Fueron apareciendo poco a poco los personajes. Dos arquitectos de 40 años que sienten que el tiempo se les escapa. Uno tiene la casa perdida de hijos, no saca ni un par de horas al día para dedicar a sus proyectos el talento que cree tener y no hace el amor con su mujer. El otro no encuentra una mujer que amar, está solísimo rodeado de gente y también fracasa en el trabajo. Ese fracaso, el del estudio de arquitectura que comparten, es la línea invisible que les une siendo tan distintos.
Me pasó algo extraño viendo la película. Era como si no estuviera viendo una película. Estaba sentado en algún lugar, solo, y me habían dejado una microcámara con la que mirar la vida de dos hombres cualquiera, de dos hombres como yo.
La peli está gustando mucho. Lo escuché en la sala al terminar. Y lo leí después en los periódicos. Le ha gustado hasta a Boyero. Yo no sé nada de cine, pero sé vivir en la medida en que vivo. Todos sabemos hacerlo. Por eso la peli nos gusta, porque nos deja vivir las grandes curvas sin que sean nuestras.
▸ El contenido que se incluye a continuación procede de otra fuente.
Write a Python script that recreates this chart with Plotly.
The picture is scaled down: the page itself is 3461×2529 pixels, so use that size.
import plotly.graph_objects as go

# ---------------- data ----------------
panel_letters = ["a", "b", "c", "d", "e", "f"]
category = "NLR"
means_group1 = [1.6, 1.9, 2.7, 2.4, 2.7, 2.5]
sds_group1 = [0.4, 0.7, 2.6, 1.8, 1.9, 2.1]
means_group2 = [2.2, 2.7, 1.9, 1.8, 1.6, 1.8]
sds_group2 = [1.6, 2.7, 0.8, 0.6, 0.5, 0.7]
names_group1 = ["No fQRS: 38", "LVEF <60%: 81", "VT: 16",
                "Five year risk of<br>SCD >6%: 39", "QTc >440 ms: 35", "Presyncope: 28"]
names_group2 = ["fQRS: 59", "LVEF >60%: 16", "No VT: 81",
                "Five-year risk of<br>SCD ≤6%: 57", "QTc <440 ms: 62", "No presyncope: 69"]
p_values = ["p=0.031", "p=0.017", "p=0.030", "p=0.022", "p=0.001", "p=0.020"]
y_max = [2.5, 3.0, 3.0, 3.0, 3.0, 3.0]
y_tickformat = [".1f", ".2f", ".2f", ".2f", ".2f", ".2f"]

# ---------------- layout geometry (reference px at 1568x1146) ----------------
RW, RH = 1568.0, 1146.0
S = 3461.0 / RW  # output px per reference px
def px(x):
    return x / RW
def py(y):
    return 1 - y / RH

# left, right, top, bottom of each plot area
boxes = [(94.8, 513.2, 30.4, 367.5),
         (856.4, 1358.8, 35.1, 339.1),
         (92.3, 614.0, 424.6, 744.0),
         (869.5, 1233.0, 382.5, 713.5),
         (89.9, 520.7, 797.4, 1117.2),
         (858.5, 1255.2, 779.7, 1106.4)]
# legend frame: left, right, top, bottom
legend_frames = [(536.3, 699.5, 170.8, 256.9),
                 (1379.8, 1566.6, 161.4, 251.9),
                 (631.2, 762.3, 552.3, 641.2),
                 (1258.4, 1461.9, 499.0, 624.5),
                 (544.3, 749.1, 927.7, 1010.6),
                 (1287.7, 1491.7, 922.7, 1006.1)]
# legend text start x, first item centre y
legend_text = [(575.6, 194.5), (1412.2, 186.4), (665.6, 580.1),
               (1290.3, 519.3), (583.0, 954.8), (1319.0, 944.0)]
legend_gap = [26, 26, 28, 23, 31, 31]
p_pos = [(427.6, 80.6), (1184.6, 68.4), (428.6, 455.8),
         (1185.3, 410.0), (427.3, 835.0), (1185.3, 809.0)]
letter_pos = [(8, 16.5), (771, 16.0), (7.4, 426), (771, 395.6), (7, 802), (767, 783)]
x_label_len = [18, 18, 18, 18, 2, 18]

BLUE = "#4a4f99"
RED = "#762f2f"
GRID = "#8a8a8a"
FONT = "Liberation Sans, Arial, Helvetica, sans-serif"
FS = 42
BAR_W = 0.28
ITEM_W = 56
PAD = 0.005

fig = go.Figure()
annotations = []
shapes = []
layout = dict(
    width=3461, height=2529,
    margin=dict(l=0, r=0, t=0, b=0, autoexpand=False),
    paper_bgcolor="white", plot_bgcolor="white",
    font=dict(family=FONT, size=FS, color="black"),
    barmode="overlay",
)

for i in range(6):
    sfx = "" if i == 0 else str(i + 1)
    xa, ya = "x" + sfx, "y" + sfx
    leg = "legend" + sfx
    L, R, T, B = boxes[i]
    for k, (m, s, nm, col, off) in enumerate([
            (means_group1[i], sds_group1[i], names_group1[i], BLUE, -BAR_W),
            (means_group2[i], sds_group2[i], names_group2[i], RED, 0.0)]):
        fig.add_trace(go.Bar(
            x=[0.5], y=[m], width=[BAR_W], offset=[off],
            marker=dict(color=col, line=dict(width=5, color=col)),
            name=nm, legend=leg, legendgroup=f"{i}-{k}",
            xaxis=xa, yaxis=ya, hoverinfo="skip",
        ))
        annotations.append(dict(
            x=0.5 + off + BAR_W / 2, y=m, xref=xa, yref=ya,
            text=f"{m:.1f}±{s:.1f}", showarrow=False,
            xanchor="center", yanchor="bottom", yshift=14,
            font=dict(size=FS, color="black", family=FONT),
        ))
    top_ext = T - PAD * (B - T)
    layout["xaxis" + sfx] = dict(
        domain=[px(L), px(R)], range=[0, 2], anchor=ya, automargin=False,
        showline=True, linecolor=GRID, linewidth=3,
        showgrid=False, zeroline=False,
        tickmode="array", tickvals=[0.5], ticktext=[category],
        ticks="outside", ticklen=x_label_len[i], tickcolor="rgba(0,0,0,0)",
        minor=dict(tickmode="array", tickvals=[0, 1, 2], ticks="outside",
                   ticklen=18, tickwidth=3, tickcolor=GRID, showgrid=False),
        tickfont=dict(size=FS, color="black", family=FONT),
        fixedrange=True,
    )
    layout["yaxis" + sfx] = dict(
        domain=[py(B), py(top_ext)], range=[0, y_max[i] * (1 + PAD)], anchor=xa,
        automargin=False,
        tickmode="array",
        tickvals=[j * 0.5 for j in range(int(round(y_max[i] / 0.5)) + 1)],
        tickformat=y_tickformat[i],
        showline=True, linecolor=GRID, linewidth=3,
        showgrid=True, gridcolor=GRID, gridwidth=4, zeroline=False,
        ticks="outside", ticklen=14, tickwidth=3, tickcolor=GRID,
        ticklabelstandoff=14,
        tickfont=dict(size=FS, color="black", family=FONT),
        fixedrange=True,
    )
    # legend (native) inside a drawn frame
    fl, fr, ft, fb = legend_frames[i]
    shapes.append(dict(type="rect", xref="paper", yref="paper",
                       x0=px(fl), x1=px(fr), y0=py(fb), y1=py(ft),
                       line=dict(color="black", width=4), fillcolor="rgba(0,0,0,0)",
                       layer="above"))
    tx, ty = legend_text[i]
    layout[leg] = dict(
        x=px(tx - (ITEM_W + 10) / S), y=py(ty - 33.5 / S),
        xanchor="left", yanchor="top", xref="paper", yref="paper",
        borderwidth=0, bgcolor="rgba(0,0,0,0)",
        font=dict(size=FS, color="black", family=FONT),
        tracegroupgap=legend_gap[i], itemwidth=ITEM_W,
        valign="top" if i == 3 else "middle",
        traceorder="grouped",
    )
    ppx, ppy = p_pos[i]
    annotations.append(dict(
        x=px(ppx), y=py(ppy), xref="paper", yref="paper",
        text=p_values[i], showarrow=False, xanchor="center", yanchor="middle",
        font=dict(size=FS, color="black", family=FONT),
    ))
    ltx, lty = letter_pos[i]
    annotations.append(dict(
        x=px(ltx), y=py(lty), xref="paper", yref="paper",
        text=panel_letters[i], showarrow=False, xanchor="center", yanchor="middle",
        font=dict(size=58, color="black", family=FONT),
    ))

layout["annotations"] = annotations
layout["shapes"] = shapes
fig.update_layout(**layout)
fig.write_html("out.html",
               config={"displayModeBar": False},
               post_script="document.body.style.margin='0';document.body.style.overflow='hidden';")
🎬La crítica de Carlos Boyero a 'Una vida no tan simple'
— La Ventana (@laventana) June 22, 2023
"Me pasó una de esas cosas que no me ocurren casi nunca" pic.twitter.com/HEKAryuCvy
Algunos dicen que el guion relata la crisis de los 40. No lo creo. Por fortuna, me falta un buen rato para eso y me sentí igualmente interpelado. El guion nos coloca ante un precipicio muy concreto, que a unos llega con 15, a otros con 30, a algunos con 60… Es el precipicio de una ilusión perdida. Ese instante en que dejamos de ser aquel personaje de la Educación sentimental de Flaubert que, henchido de ganas y subido en el carro que le lleva a ver a la chica de sus sueños, grita: "¡¡¡Marie!!!".
Pensándolo mejor, ese precipicio no es que llegue a una edad determinada. Nos llega todo el tiempo, sólo que en distinto peso. Isaías, uno de los protagonistas, dice que tiene la sensación de no poder dar lo mejor de sí en ninguno de los lugares a los que le ha arrimado la existencia. No es todo lo buen padre que podría, no es todo lo buen arquitecto que podría, no es todo lo buen marido que podría. Ensayando en los tres sitios, todos los días, a todas horas, acaba naufragando por partida triple.
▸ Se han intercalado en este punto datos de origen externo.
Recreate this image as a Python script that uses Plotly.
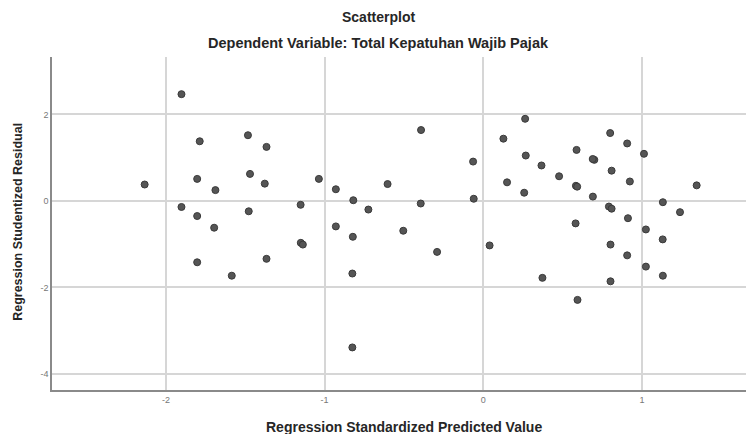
import plotly.graph_objects as go

title_text = "Scatterplot"
subtitle_text = "Dependent Variable: Total Kepatuhan Wajib Pajak"
x_title = "Regression Standardized Predicted Value"
y_title = "Regression Studentized Residual"

predicted = [
    -2.134, -1.902, -1.902, -1.787, -1.803, -1.803, -1.803, -1.688, -1.696, -1.585,
    -1.483, -1.470, -1.478, -1.366, -1.377, -1.366, -1.151, -1.150, -1.137, -1.036,
    -0.929, -0.929, -0.819, -0.822, -0.825, -0.825, -0.724, -0.603, -0.504, -0.392,
    -0.394, -0.291, -0.064, -0.060, 0.040, 0.127, 0.150, 0.264, 0.268, 0.258,
    0.367, 0.373, 0.478, 0.588, 0.584, 0.592, 0.582, 0.594, 0.700, 0.690,
    0.691, 0.800, 0.809, 0.792, 0.809, 0.802, 0.802, 0.907, 0.924, 0.912,
    0.907, 1.013, 1.025, 1.025, 1.132, 1.131, 1.132, 1.240, 1.345,
]
residual = [
    0.38, 2.47, -0.14, 1.38, 0.51, -0.35, -1.42, 0.25, -0.62, -1.73,
    1.52, 0.625, -0.24, 1.25, 0.40, -1.34, -0.09, -0.97, -1.01, 0.51,
    0.27, -0.59, 0.016, -0.83, -1.68, -3.39, -0.20, 0.39, -0.69, 1.64,
    -0.06, -1.18, 0.91, 0.05, -1.03, 1.44, 0.43, 1.90, 1.05, 0.19,
    0.82, -1.78, 0.57, 1.18, 0.35, 0.33, -0.52, -2.29, 0.95, 0.97,
    0.10, 1.57, 0.70, -0.13, -0.18, -1.01, -1.86, 1.33, 0.45, -0.40,
    -1.26, 1.09, -0.66, -1.52, -0.03, -0.89, -1.73, -0.26, 0.36,
]

x_ticks = [-2, -1, 0, 1]
y_ticks = [2, 0, -2, -4]

fig = go.Figure()
fig.add_trace(go.Scatter(
    x=predicted, y=residual, mode="markers",
    marker=dict(size=7, color="#555555", line=dict(color="#3a3a3a", width=1)),
    showlegend=False,
))

font_family = "Liberation Sans, Arial, sans-serif"
dark = "#262626"

fig.update_layout(
    width=747, height=434,
    margin=dict(l=52, r=1, t=57, b=44, autoexpand=False),
    paper_bgcolor="white", plot_bgcolor="white",
    font=dict(family=font_family, color=dark),
    annotations=[
        dict(text="<b>" + title_text + "</b>", x=0.471, xref="paper", y=1, yref="paper",
             xanchor="center", yanchor="middle", yshift=40,
             showarrow=False, font=dict(size=14, color=dark)),
        dict(text="<b>" + subtitle_text + "</b>", x=0.471, xref="paper", y=1, yref="paper",
             xanchor="center", yanchor="middle", yshift=14,
             showarrow=False, font=dict(size=14.5, color=dark)),
        dict(text="<b>" + x_title + "</b>", x=0.507, xref="paper", y=0, yref="paper",
             xanchor="center", yanchor="middle", yshift=-37,
             showarrow=False, font=dict(size=14, color=dark)),
        dict(text="<b>" + y_title + "</b>", x=0, xref="paper", y=0.505, yref="paper",
             xanchor="center", yanchor="middle", xshift=-34, textangle=-90,
             showarrow=False, font=dict(size=12.5, color=dark)),
    ],
)

fig.update_xaxes(
    range=[-2.718, 1.656], tickvals=x_ticks, ticktext=[str(v) for v in x_ticks],
    showgrid=True, gridcolor="#d6d6d6", gridwidth=1.5, zeroline=False,
    showline=True, linecolor="#8a8a8a", linewidth=1.5, ticks="",
    tickfont=dict(size=9, color="#777"), automargin=False,
)
fig.update_yaxes(
    range=[-4.375, 3.33], tickvals=y_ticks, ticktext=[str(v) for v in y_ticks],
    showgrid=True, gridcolor="#d6d6d6", gridwidth=1.5, zeroline=False,
    showline=True, linecolor="#8a8a8a", linewidth=1.5, ticks="",
    tickfont=dict(size=9, color="#777"), automargin=False,
)

fig.write_html("out.html", config={"displayModeBar": False},
               post_script="document.body.style.margin='0px';")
Nico, el otro protagonista, dice que vaya adonde vaya le falta el aire. A veces, es incluso una sensación física. Tiene que acercarse a la ventana, abrirla y notar el viento en el rostro. Busca, pero no encuentra. Es soltero, es guapo, no le falta la pasta. Pero busca y no encuentra. Se ahoga. Los dos se ahogan. Nosotros nos ahogamos.
El secreto de la película de Viscarret, dice Boyero, es que a los personajes no les va demasiado bien ni demasiado mal. Tiene razón. Sus casas son bonitas (¡qué preciosa sale Bilbao!), el estudio no está mal, se conservan de maravilla para tener 40 y no afrontan, en definitiva, situaciones de urgencia. En ese espacio, para qué engañarnos, estamos la mayoría de espectadores. Pero nos falta el aire y nos acercamos a la ventana.
Hay todo un mundo hasta que hacemos clic. No se trata, supongo, de correr más rápido en la cinta para alcanzar todo, sino de lograr ese despertar tan difícil que un día, ¡ojalá!, te saca a la superficie. No es un naufragio. Eres tú el que lo defines como tal.
Me dio pena cuando se acabó la peli. Es más, me pareció cruel. Se nos arrebató el derecho de seguir mirando a la vida por la microcámara. Espero encontrarme pronto con el padre de Viscarret para escuchar: "Mi hijo ha estrenado su nueva película. Es muy buena". Sin verla, le diré: "Tienes razón. Es muy buena".
Será, seguro, tal y como se prometió Félix en los 90, otra historia de gente que está hecha un lío. Como yo aquella mañana, en el cementerio, aprendiendo que los abuelos también se mueren y que, aun así, como dijo Brines, incluso en esos instantes, "siempre hay una rendija por la que se cuela la luz".